REQUIREMENT: Leave out the pictures and repeat the rest of the material exactly.

DATA SHOWN:
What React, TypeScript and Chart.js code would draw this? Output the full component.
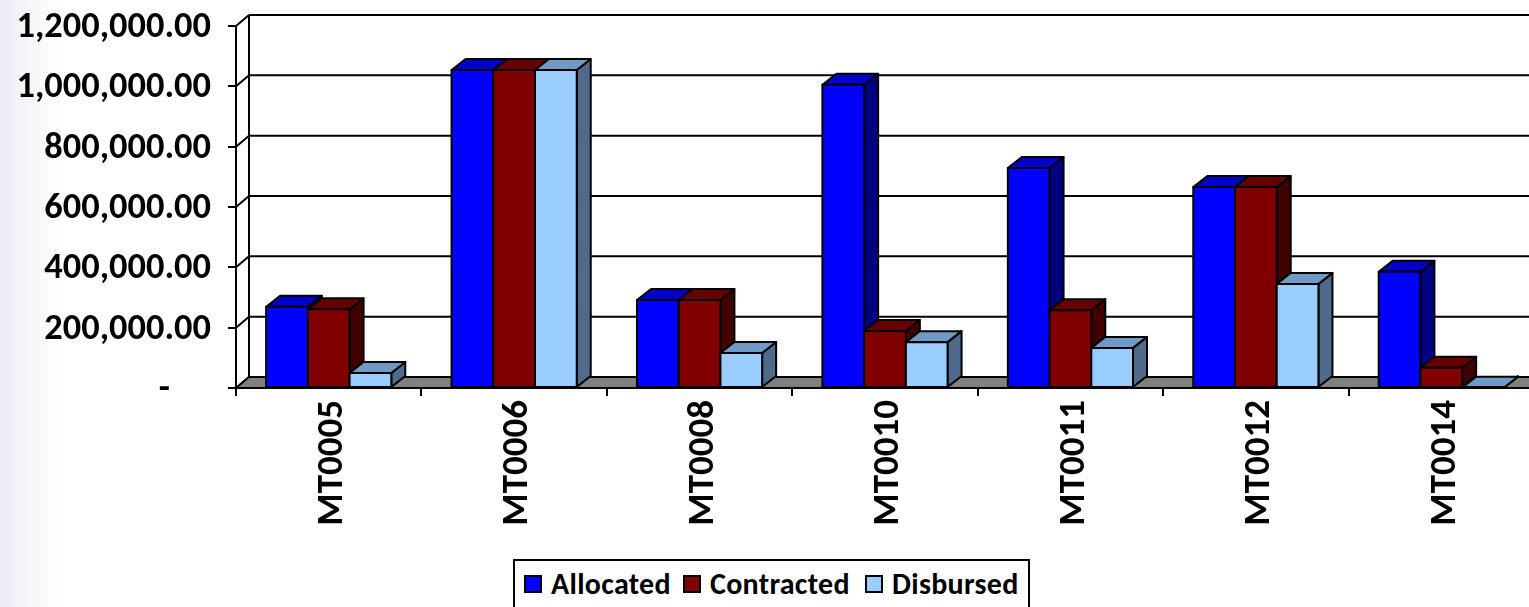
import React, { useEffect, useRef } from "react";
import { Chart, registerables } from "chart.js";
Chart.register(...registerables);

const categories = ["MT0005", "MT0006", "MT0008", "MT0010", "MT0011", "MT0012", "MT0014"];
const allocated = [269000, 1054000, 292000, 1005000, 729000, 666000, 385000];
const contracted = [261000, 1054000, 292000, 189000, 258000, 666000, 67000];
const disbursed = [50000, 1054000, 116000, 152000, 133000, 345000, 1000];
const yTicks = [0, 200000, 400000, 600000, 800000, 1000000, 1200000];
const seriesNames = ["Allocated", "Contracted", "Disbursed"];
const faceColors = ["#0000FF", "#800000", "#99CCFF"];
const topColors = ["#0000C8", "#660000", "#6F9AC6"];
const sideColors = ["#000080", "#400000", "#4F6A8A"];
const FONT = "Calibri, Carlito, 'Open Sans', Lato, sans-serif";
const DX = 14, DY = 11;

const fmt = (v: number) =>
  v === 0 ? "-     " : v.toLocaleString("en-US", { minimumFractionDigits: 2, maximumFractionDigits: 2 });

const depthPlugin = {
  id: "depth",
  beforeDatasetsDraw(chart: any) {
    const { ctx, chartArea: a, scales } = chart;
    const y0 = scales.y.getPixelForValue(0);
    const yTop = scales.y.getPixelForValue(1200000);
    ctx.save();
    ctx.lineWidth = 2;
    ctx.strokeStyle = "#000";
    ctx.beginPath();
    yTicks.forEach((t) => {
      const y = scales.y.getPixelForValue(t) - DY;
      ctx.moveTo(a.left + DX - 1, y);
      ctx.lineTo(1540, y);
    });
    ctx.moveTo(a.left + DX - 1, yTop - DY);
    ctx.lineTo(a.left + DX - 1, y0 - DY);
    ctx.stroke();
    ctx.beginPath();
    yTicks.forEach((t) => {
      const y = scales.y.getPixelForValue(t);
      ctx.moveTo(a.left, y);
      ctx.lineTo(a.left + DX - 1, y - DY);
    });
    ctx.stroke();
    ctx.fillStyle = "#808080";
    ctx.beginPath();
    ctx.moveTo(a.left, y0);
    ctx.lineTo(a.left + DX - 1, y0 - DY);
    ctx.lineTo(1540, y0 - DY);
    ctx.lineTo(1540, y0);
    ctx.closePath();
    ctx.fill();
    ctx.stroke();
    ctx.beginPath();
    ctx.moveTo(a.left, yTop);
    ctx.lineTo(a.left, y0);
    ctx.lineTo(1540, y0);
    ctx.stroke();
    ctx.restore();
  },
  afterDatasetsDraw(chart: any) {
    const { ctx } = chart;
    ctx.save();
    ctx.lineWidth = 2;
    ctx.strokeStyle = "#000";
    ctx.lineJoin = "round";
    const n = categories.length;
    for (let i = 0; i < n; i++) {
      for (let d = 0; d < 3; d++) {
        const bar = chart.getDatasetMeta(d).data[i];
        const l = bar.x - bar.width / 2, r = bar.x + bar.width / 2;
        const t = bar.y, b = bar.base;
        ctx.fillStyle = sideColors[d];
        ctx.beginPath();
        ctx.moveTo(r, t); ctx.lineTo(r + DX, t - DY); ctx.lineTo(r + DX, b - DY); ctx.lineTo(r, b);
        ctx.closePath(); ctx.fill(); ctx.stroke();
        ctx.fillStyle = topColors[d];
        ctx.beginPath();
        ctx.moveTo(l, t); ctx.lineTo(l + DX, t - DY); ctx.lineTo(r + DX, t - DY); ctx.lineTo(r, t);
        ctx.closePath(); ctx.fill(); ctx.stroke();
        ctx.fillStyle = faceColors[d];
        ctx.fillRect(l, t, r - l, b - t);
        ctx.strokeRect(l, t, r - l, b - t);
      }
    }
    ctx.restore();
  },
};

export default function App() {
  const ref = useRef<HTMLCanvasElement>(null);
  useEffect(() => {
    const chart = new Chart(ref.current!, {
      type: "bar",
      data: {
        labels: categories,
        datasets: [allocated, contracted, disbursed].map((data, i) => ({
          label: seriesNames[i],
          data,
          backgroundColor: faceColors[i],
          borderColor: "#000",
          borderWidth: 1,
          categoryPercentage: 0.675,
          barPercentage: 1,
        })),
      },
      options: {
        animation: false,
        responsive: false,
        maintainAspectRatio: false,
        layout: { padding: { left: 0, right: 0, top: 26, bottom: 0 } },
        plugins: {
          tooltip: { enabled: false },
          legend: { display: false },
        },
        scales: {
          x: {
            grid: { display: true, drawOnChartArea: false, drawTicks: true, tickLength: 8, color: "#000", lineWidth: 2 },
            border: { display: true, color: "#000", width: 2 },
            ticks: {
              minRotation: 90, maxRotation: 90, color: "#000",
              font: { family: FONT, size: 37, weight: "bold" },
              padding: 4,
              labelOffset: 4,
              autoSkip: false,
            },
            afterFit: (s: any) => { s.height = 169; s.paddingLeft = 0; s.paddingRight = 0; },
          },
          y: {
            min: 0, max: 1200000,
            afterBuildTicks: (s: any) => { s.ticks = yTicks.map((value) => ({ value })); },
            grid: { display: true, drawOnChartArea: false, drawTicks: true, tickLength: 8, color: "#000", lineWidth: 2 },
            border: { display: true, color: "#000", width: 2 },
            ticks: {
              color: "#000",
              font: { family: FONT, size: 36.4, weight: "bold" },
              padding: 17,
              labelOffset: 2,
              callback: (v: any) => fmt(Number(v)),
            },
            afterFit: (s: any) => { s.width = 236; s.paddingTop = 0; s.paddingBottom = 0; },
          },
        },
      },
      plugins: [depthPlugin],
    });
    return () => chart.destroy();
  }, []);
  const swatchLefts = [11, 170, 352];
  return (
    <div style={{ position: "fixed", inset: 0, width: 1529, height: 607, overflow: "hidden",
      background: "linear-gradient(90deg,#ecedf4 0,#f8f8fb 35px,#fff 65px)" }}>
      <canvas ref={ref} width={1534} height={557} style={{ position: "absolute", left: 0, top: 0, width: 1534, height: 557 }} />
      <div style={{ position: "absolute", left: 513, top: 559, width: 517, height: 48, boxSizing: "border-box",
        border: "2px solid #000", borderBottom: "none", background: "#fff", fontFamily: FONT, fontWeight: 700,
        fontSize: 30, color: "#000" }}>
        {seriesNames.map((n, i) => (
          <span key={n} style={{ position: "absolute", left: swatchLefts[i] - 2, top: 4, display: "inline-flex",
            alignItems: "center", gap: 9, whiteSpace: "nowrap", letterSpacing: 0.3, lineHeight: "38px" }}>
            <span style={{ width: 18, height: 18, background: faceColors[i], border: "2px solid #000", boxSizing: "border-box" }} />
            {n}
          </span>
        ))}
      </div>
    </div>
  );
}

SOLUTION TO THE PROBLEM:
What React, TypeScript and Chart.js code would draw this? Output the full component.
import React, { useEffect, useRef } from "react";
import { Chart, registerables } from "chart.js";
Chart.register(...registerables);

const categories = ["MT0005", "MT0006", "MT0008", "MT0010", "MT0011", "MT0012", "MT0014"];
const allocated = [269000, 1054000, 292000, 1005000, 729000, 666000, 385000];
const contracted = [261000, 1054000, 292000, 189000, 258000, 666000, 67000];
const disbursed = [50000, 1054000, 116000, 152000, 133000, 345000, 1000];
const yTicks = [0, 200000, 400000, 600000, 800000, 1000000, 1200000];
const seriesNames = ["Allocated", "Contracted", "Disbursed"];
const faceColors = ["#0000FF", "#800000", "#99CCFF"];
const topColors = ["#0000C8", "#660000", "#6F9AC6"];
const sideColors = ["#000080", "#400000", "#4F6A8A"];
const FONT = "Calibri, Carlito, 'Open Sans', Lato, sans-serif";
const DX = 14, DY = 11;

const fmt = (v: number) =>
  v === 0 ? "-     " : v.toLocaleString("en-US", { minimumFractionDigits: 2, maximumFractionDigits: 2 });

const depthPlugin = {
  id: "depth",
  beforeDatasetsDraw(chart: any) {
    const { ctx, chartArea: a, scales } = chart;
    const y0 = scales.y.getPixelForValue(0);
    const yTop = scales.y.getPixelForValue(1200000);
    ctx.save();
    ctx.lineWidth = 2;
    ctx.strokeStyle = "#000";
    ctx.beginPath();
    yTicks.forEach((t) => {
      const y = scales.y.getPixelForValue(t) - DY;
      ctx.moveTo(a.left + DX - 1, y);
      ctx.lineTo(1540, y);
    });
    ctx.moveTo(a.left + DX - 1, yTop - DY);
    ctx.lineTo(a.left + DX - 1, y0 - DY);
    ctx.stroke();
    ctx.beginPath();
    yTicks.forEach((t) => {
      const y = scales.y.getPixelForValue(t);
      ctx.moveTo(a.left, y);
      ctx.lineTo(a.left + DX - 1, y - DY);
    });
    ctx.stroke();
    ctx.fillStyle = "#808080";
    ctx.beginPath();
    ctx.moveTo(a.left, y0);
    ctx.lineTo(a.left + DX - 1, y0 - DY);
    ctx.lineTo(1540, y0 - DY);
    ctx.lineTo(1540, y0);
    ctx.closePath();
    ctx.fill();
    ctx.stroke();
    ctx.beginPath();
    ctx.moveTo(a.left, yTop);
    ctx.lineTo(a.left, y0);
    ctx.lineTo(1540, y0);
    ctx.stroke();
    ctx.restore();
  },
  afterDatasetsDraw(chart: any) {
    const { ctx } = chart;
    ctx.save();
    ctx.lineWidth = 2;
    ctx.strokeStyle = "#000";
    ctx.lineJoin = "round";
    const n = categories.length;
    for (let i = 0; i < n; i++) {
      for (let d = 0; d < 3; d++) {
        const bar = chart.getDatasetMeta(d).data[i];
        const l = bar.x - bar.width / 2, r = bar.x + bar.width / 2;
        const t = bar.y, b = bar.base;
        ctx.fillStyle = sideColors[d];
        ctx.beginPath();
        ctx.moveTo(r, t); ctx.lineTo(r + DX, t - DY); ctx.lineTo(r + DX, b - DY); ctx.lineTo(r, b);
        ctx.closePath(); ctx.fill(); ctx.stroke();
        ctx.fillStyle = topColors[d];
        ctx.beginPath();
        ctx.moveTo(l, t); ctx.lineTo(l + DX, t - DY); ctx.lineTo(r + DX, t - DY); ctx.lineTo(r, t);
        ctx.closePath(); ctx.fill(); ctx.stroke();
        ctx.fillStyle = faceColors[d];
        ctx.fillRect(l, t, r - l, b - t);
        ctx.strokeRect(l, t, r - l, b - t);
      }
    }
    ctx.restore();
  },
};

export default function App() {
  const ref = useRef<HTMLCanvasElement>(null);
  useEffect(() => {
    const chart = new Chart(ref.current!, {
      type: "bar",
      data: {
        labels: categories,
        datasets: [allocated, contracted, disbursed].map((data, i) => ({
          label: seriesNames[i],
          data,
          backgroundColor: faceColors[i],
          borderColor: "#000",
          borderWidth: 1,
          categoryPercentage: 0.675,
          barPercentage: 1,
        })),
      },
      options: {
        animation: false,
        responsive: false,
        maintainAspectRatio: false,
        layout: { padding: { left: 0, right: 0, top: 26, bottom: 0 } },
        plugins: {
          tooltip: { enabled: false },
          legend: { display: false },
        },
        scales: {
          x: {
            grid: { display: true, drawOnChartArea: false, drawTicks: true, tickLength: 8, color: "#000", lineWidth: 2 },
            border: { display: true, color: "#000", width: 2 },
            ticks: {
              minRotation: 90, maxRotation: 90, color: "#000",
              font: { family: FONT, size: 37, weight: "bold" },
              padding: 4,
              labelOffset: 4,
              autoSkip: false,
            },
            afterFit: (s: any) => { s.height = 169; s.paddingLeft = 0; s.paddingRight = 0; },
          },
          y: {
            min: 0, max: 1200000,
            afterBuildTicks: (s: any) => { s.ticks = yTicks.map((value) => ({ value })); },
            grid: { display: true, drawOnChartArea: false, drawTicks: true, tickLength: 8, color: "#000", lineWidth: 2 },
            border: { display: true, color: "#000", width: 2 },
            ticks: {
              color: "#000",
              font: { family: FONT, size: 36.4, weight: "bold" },
              padding: 17,
              labelOffset: 2,
              callback: (v: any) => fmt(Number(v)),
            },
            afterFit: (s: any) => { s.width = 236; s.paddingTop = 0; s.paddingBottom = 0; },
          },
        },
      },
      plugins: [depthPlugin],
    });
    return () => chart.destroy();
  }, []);
  const swatchLefts = [11, 170, 352];
  return (
    <div style={{ position: "fixed", inset: 0, width: 1529, height: 607, overflow: "hidden",
      background: "linear-gradient(90deg,#ecedf4 0,#f8f8fb 35px,#fff 65px)" }}>
      <canvas ref={ref} width={1534} height={557} style={{ position: "absolute", left: 0, top: 0, width: 1534, height: 557 }} />
      <div style={{ position: "absolute", left: 513, top: 559, width: 517, height: 48, boxSizing: "border-box",
        border: "2px solid #000", borderBottom: "none", background: "#fff", fontFamily: FONT, fontWeight: 700,
        fontSize: 30, color: "#000" }}>
        {seriesNames.map((n, i) => (
          <span key={n} style={{ position: "absolute", left: swatchLefts[i] - 2, top: 4, display: "inline-flex",
            alignItems: "center", gap: 9, whiteSpace: "nowrap", letterSpacing: 0.3, lineHeight: "38px" }}>
            <span style={{ width: 18, height: 18, background: faceColors[i], border: "2px solid #000", boxSizing: "border-box" }} />
            {n}
          </span>
        ))}
      </div>
    </div>
  );
}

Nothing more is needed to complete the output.